Lessons in fishing
Fishing is a good lesson in life, I reckon, because nothing worthwhile is ever achieved easily. You simply don’t go fishing unless you’re prepared to be skunked. Chances are, you’ll come home empty-handed quite often.
My favourite form of fishing is fly-fishing for trout – sighted fishing with a dry fly is the best. That’s where you spot the fish, stalk it, cast a fly that sits on the water (as opposed to sinking below the surface) and try to fool the fish into rising to the surface and gobbling it.
Wet-fly fishing for kingfish in Sydney Harbour is exciting, too. As long as you find some fish. The key is to cruise around the waterways in a boat and look for birds descending on the water, and disturbances on the surface caused by a school of kingies coralling and attacking a swarm of little baitfish. I spent more than seven hours doing that last week, and for six and a half of those hours we did it tough. The middle of the day was almost bereft of fish – and we covered a lot of water. There was a little action around 7am, and we landed one kingfish which was just under-size.

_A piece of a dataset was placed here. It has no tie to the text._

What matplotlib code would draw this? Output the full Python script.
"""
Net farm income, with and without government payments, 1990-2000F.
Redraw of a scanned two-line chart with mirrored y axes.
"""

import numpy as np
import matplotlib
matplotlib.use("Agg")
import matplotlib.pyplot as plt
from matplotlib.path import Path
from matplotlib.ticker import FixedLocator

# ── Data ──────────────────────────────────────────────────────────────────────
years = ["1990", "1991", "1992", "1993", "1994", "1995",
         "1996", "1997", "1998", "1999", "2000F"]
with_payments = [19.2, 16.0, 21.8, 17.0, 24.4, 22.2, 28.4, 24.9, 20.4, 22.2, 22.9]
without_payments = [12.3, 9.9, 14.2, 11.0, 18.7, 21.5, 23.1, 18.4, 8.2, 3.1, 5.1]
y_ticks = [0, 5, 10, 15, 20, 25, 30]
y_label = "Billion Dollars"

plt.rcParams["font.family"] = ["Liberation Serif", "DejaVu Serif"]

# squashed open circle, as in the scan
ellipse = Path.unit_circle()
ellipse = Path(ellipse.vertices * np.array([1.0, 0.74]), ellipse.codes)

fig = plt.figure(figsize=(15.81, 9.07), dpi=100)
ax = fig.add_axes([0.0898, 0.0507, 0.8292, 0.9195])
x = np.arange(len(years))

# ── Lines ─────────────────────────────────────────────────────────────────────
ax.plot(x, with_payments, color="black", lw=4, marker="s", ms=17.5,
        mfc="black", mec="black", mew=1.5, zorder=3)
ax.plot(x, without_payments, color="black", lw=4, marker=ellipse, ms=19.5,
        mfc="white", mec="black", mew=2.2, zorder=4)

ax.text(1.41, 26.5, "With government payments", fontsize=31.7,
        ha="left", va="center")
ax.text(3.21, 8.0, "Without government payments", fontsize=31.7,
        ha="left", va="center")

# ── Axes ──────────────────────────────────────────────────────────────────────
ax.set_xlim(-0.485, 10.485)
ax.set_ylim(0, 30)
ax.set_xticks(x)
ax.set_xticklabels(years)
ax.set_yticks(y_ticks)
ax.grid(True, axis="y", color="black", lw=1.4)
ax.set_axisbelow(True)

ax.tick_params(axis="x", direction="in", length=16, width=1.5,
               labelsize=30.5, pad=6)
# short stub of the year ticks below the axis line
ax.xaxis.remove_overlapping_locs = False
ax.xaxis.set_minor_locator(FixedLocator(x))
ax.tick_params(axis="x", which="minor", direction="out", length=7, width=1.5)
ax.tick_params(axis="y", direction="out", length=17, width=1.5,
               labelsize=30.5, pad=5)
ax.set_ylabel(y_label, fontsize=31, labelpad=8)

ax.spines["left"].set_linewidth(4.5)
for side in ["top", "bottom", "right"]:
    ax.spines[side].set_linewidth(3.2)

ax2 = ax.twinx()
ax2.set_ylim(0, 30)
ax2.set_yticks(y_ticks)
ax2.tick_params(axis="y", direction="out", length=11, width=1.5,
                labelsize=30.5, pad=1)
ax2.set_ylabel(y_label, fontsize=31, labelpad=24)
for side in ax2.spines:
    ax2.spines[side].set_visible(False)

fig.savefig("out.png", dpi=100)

These fish are always returned to the water unharmed.
For most of the day we fished our hearts out, got sunburnt, and made jokes about depth-charges. Heading back to the Roseville boat ramp about 2pm with nothing in the bag we were just a little despondent. Until, about five minutes from home, we saw a massive ‘boil’ on the surface of a small bay we were passing, with sea-birds and fish in a feeding frenzy. We motored over as quickly as we could and began casting into the melee.
My partner and I must have hooked six or seven (we lost count in the chaos). Several got away and some had to be returned for being too small. We kept three, all about 71cm (the minimum legal length is 65cm). These guys go mad when they are in attack mode. Even when you bring one alongside the boat several others will be jostling him, apparently trying to get whatever is in his mouth! The action may only last for 10 minutes, but these powerful fish are so strong that your arms are soon aching for a rest.
Yellow-tailed kingfish are beautiful to eat – raw, marinated, or cooked however you like. We barbecued the fillets and made a béarnaise sauce with tarragon, which worked a treat. And the wine? Hunter Valley semillon, of course! There was a Brokenwood ’14 (tasting) and a McLeish Estate ’13 (tasting) on the table. Heaven!